Destruction was centered in Peru's southern desert, at the oasis city of Ica and the nearby port of Pisco, about 125 miles southeast of the capital, Lima...

In Lima, 95 miles from the epicenter, only one death was recorded. But the furious two minutes of shaking prompted thousands to flee into the streets and sleep in public parks.

"The earth moved differently this time. It made waves and the earth was like jelly," said Antony Falconi, 27, trying to find a bus to take him home.

Scientists said the quake was a "megathrust" _ a type of earthquake similar to the catastrophic Indian Ocean temblor in 2004 that generated deadly tsunami waves. "Megathrusts produce the largest earthquakes on the planet," said USGS geophysicist Paul Earle.

Wednesday's quake caused a tsunami as well, but scientists expected surges of no more than 1.6 feet in faraway Japan.

In general, magnitude 8 quakes are capable of causing tremendous damage. Quakes of magnitude 2.5 to 3 are the smallest generally felt, and every increase of one number on the magnitude scale means that the quake's magnitude is 10 times as great.

The temblor occurred in one of the most seismically active regions in the world at the boundary where the Nazca and South American tectonic plates meet. The plates are moving together at a rate of 3 inches a year, Earle said.

The last time a quake of magnitude 7.0 or larger struck Peru was in September 2005, when a 7.5-magnitude earthquake rocked the country's northern jungle, killing four people. In 2001, a 7.9-magnitude quake struck near the southern Andean city of Arequipa, killing 71.






Analysis

The Nazca tectonic plate's triggering of the 8.0 earthquake event of August 15th has been defined as a "megathrust" quake by seismologists due to its undulating power and similarity to the 2004 Indian Ocean 9.2 earthquake and tsunami.

This type of deep undulating intensity is part of a regional infrasonic resonance amplified by the piezoelectric limestone bedrock. Quartz and calcite crystals have long been used as transducers to convert acoustic signals into mechanical/kinetic energy, the exact process by which the Nacza tremor was resonantly amplified.
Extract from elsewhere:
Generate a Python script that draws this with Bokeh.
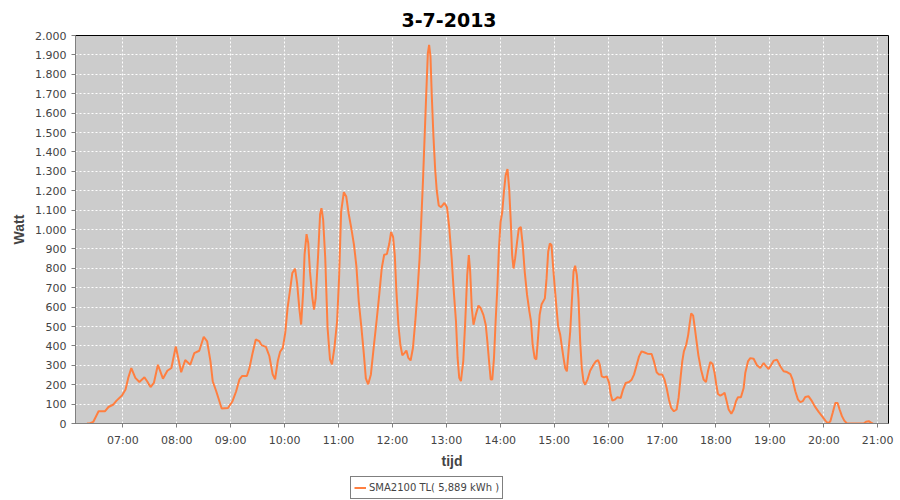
from bokeh.plotting import figure
from bokeh.layouts import column
from bokeh.models import Legend, LegendItem, Title, Range1d, FixedTicker, ColumnDataSource
from bokeh.embed import file_html
from bokeh.resources import INLINE

title_text = "3-7-2013"
series_name = "SMA2100 TL( 5,889 kWh )"
x_label = "tijd"
y_label = "Watt"

# minutes since midnight
minutes = [
    380, 383, 387, 393, 400, 404, 409.5, 413, 419, 423, 426, 429.4, 433.9, 438.4, 444, 447,
    450.8, 454.5, 459, 464.6, 469.5, 474, 478.9, 484.9, 489.4, 495, 499.5, 505, 510, 513.8,
    517.5, 520, 523.9, 530, 537,
    542, 546, 549.8, 552.8, 558, 561, 564, 567.9, 571.7, 574.3, 579.2, 583, 586.7, 589.4,
    592.4, 595, 598, 600.7, 603.3, 606.4, 608.6, 611.6, 613.9, 616.5, 618.4, 620.7, 622.2,
    624.4, 626.3, 628.2, 630.9, 632.7, 634.6, 637.3, 639.5, 641, 642.9, 645.2, 647.8, 650.5,
    652.7, 655.4, 658.4, 660.6, 662.9, 665.9, 668.6, 671.2, 674.2, 677.2, 679.9, 682.5,
    685.5, 688.2, 690.4, 693, 696, 699.5, 702.5, 705.5, 708.1, 710.8, 713.8, 716.4, 718.5,
    720.7, 722.6, 724.4, 726.6, 728.8, 731, 733.6, 735.5, 737.7, 740.2, 742.8, 745.4, 747.6,
    750.2, 752, 753.9, 755.7, 757.5, 759.4, 760.8, 762.3, 763.8, 765.6, 767.5, 769.3, 771.5,
    774.1, 777.8, 780.7, 783.3, 785.9, 788, 790.7, 792.5, 794.3, 796.2, 798.8, 801, 803.2,
    805, 806.5, 808.3, 810.2, 812.7, 815.7, 818.3, 821.2, 823.8, 825.6, 827.5, 829.3, 831.1,
    833, 834.8, 836.7, 838.5, 840.3, 842.2, 844, 845.9, 848, 849.9, 851.7, 853.2, 854.7,
    856.5, 858.7, 860.6, 862.8, 865, 867.2, 869.8, 872.4, 874.2, 876, 878.2, 880.1, 882,
    883.8, 886, 889.6, 891.5, 893.3, 895.2, 897, 898.9,
    900.7, 902.6, 904.4, 906.7, 908.5, 910.4, 912.2, 914.1, 915.9, 917.8, 919.6, 921.5,
    923.3, 925.2, 927, 928.9, 930.7, 932.6, 934.4, 937, 940, 943.7, 946.3, 948.8, 950.7,
    952.9, 955.5, 958.5, 961.1, 962.9, 964.8, 967.3, 970.3, 974, 976.6, 979.6, 983.3, 986.2,
    988.8, 991.4, 994.4, 997.3, 1000.6, 1003.6, 1008.4, 1011, 1014, 1016.6, 1020.3, 1022.8,
    1025.1, 1027.7, 1030.2, 1033.2, 1036.2, 1038.4, 1040.6, 1042.5, 1044.3, 1046.9, 1049.1,
    1050.6, 1052.4, 1054.6, 1056.5, 1058.4, 1060.5, 1063.3, 1066.3, 1068.9, 1071.1, 1073.7,
    1076.3, 1078.5, 1080.4, 1082.2, 1084.8, 1087.8, 1089.6, 1091.5, 1094.1, 1097.1, 1099.7,
    1102.3, 1104.5, 1107.8, 1110.8, 1112.6, 1115.6, 1118.2, 1121.9, 1125.6, 1129.3, 1133.1,
    1134.9, 1138.6, 1141.6, 1144.2, 1147.9, 1151.6, 1155.3, 1159, 1162.8, 1165.3, 1168.3,
    1171.3, 1173.9, 1176.5, 1179.4, 1183.1, 1186.8, 1190.6, 1194.3, 1198, 1201.7, 1204.7,
    1207.3, 1209.9, 1212.8, 1215.4, 1217.6, 1220.2, 1222.8, 1225.8, 1231.4, 1238.8, 1244.4,
    1247, 1250, 1252.9, 1254.7,
]

watts = [
    0, 0, 8, 63, 63, 85, 98, 118, 144, 175, 235, 286, 235, 214, 238, 218,
    188, 209, 303, 231, 272, 286, 397, 264, 327, 303, 363, 375, 447, 423,
    320, 218, 166, 77, 80,
    115, 165, 228, 245, 245, 288, 356, 433, 425, 404, 395, 348, 253, 228,
    322, 370, 390, 467, 596, 699, 776, 798, 724, 587, 510, 682, 870,
    976, 930, 784, 647, 587, 647, 870, 1079, 1110, 1050, 853, 493, 330,
    305, 390, 527, 750, 1092, 1192, 1170, 1084, 1007, 921, 810, 630,
    493, 356, 233, 202, 253, 408, 536, 673, 801, 870, 873, 925, 987,
    962, 868, 680, 509, 406, 352, 364, 376, 338, 325, 389, 526, 663,
    851, 1038, 1243, 1465, 1687, 1909, 1952, 1892, 1687, 1482, 1312, 1201, 1124,
    1115, 1137, 1115, 1004, 851, 697, 526, 338, 236, 219, 321, 526, 765,
    868, 782, 594, 509, 560, 608, 594, 560, 509, 424, 321, 227, 227,
    338, 526, 697, 902, 1038, 1090, 1192, 1278, 1312, 1209, 1038, 868, 799,
    851, 936, 1004, 1013, 919, 782, 663, 577, 526, 406, 338, 330, 441,
    560, 615, 645, 748, 885, 928, 920, 800,
    697, 594, 500, 457, 397, 337, 286, 269, 372, 474, 628, 783,
    813, 765, 645, 423, 286, 217, 200, 226, 272, 303, 320, 327, 303,
    243, 238, 243, 209, 149, 118, 123, 135, 132, 175, 209, 214, 226,
    252, 295, 346, 372, 366, 360, 358, 320, 264, 252, 252, 226,
    183, 123, 80, 63, 72, 132, 235, 320, 372, 406, 457,
    509, 568, 556, 491, 423, 350, 280, 226, 214, 269, 317,
    307, 260, 200, 152, 144, 152, 158, 123, 72, 50, 72,
    115, 135, 135, 183, 260, 320, 337, 334, 300, 286, 312,
    300, 281, 303, 324, 329, 295, 269, 265, 255, 226, 166,
    123, 110, 115, 137, 140, 115, 84, 60, 38, 15, 0,
    12, 55, 106, 106, 72, 38, 15, 0, 0, 0, 0,
    9, 12, 3, 0,
]

x_ticks = [420, 480, 540, 600, 660, 720, 780, 840, 900, 960, 1020, 1080, 1140, 1200, 1260]
x_tick_labels = ["07:00", "08:00", "09:00", "10:00", "11:00", "12:00", "13:00", "14:00",
                 "15:00", "16:00", "17:00", "18:00", "19:00", "20:00", "21:00"]
y_ticks = [0, 100, 200, 300, 400, 500, 600, 700, 800, 900, 1000, 1100, 1200, 1300, 1400,
           1500, 1600, 1700, 1800, 1900, 2000]
y_tick_labels = ["0", "100", "200", "300", "400", "500", "600", "700", "800", "900",
                 "1.000", "1.100", "1.200", "1.300", "1.400", "1.500", "1.600", "1.700",
                 "1.800", "1.900", "2.000"]

LINE = "#ff7f40"
TICK_FONT = "DejaVu Sans"

src = ColumnDataSource(data=dict(t=minutes, w=watts))

p = figure(width=900, height=470, output_backend="svg", toolbar_location=None,
           x_range=Range1d(367.3, 1272), y_range=Range1d(0, 2000),
           min_border_left=75, min_border_right=12, min_border_top=35, min_border_bottom=44)
p.background_fill_color = "#cccccc"
p.border_fill_color = "white"
p.outline_line_color = "black"
p.outline_line_width = 1

r = p.line("t", "w", source=src, line_color=LINE, line_width=2)

# title
p.title.text = title_text
p.title.align = "left"
p.title.offset = 326
p.title.standoff = 17
p.title.text_line_height = 0.8
p.title.text_font = "DejaVu Sans"
p.title.text_font_size = "19px"
p.title.text_font_style = "bold"
p.title.text_color = "black"

# axes
for ax in (p.xaxis[0], p.yaxis[0]):
    ax.axis_line_color = "#808080"
    ax.major_tick_line_color = "#808080"
    ax.major_tick_in = 0
    ax.major_tick_out = 4
    ax.minor_tick_line_color = None
    ax.major_label_text_font = TICK_FONT
    ax.major_label_text_font_size = "11px"
    ax.major_label_text_color = "#444444"

p.xaxis.ticker = FixedTicker(ticks=x_ticks)
p.xaxis.major_label_overrides = {t: l for t, l in zip(x_ticks, x_tick_labels)}
p.xaxis.major_label_standoff = 6

p.yaxis.ticker = FixedTicker(ticks=y_ticks)
p.yaxis.major_label_overrides = {t: l for t, l in zip(y_ticks, y_tick_labels)}
p.yaxis.major_label_standoff = 5
p.yaxis.axis_label = y_label
p.yaxis.axis_label_text_font = "Liberation Sans"
p.yaxis.axis_label_text_font_size = "14px"
p.yaxis.axis_label_text_font_style = "bold"
p.yaxis.axis_label_text_color = "#444444"
p.yaxis.axis_label_standoff = 5

# grid
for g in (p.xgrid[0], p.ygrid[0]):
    g.grid_line_color = "white"
    g.grid_line_dash = "2 2"
    g.grid_line_width = 1

# x axis label as a below title
xt = Title(text=x_label, align="left", offset=366, standoff=3,
           text_font="Liberation Sans", text_font_size="14px", text_font_style="bold",
           text_color="#444444")
p.add_layout(xt, "below")

# legend strip below the chart
lf = figure(width=900, height=30, output_backend="svg", toolbar_location=None,
            x_range=Range1d(0, 1), y_range=Range1d(0, 1),
            x_axis_type=None, y_axis_type=None,
            min_border=0, min_border_left=0, min_border_right=0,
            min_border_top=0, min_border_bottom=0)
lf.outline_line_color = None
lf.background_fill_color = "white"
lf.border_fill_color = "white"
lf.grid.visible = False
lr = lf.line("t", "w", source=src, line_color=LINE, line_width=2)

legend = Legend(items=[LegendItem(label=series_name, renderers=[lr])],
                location=(275, 1), orientation="horizontal",
                border_line_color="black", border_line_width=1,
                background_fill_color="white", background_fill_alpha=1,
                padding=3, margin=0, spacing=0,
                glyph_width=12, glyph_height=15, label_standoff=3,
                label_height=15,
                label_text_font=TICK_FONT, label_text_font_size="10px",
                label_text_color="#444444")
lf.add_layout(legend, "center")

layout = column(p, lf, spacing=0)
open("out.html", "w").write(file_html(layout, INLINE))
Nazca (14.83S 74.95W) is 7,673 miles from the Orion pyramids of Giza, Egypt, a distance that is 30.9% of the Earth's mean circumference of 24,892 miles. This unusual earthquake activity is likely a forerunner of more destructive forces that produce piezoelectric firestorms.

Waves of piezoelectric fires previously scorched Italy's Berici Hills and are simultaneously occurring in Messina, Italy, Ratria, India, Bodibe, South Africa, Seattle, Vallejo and Santa Barbara, USA.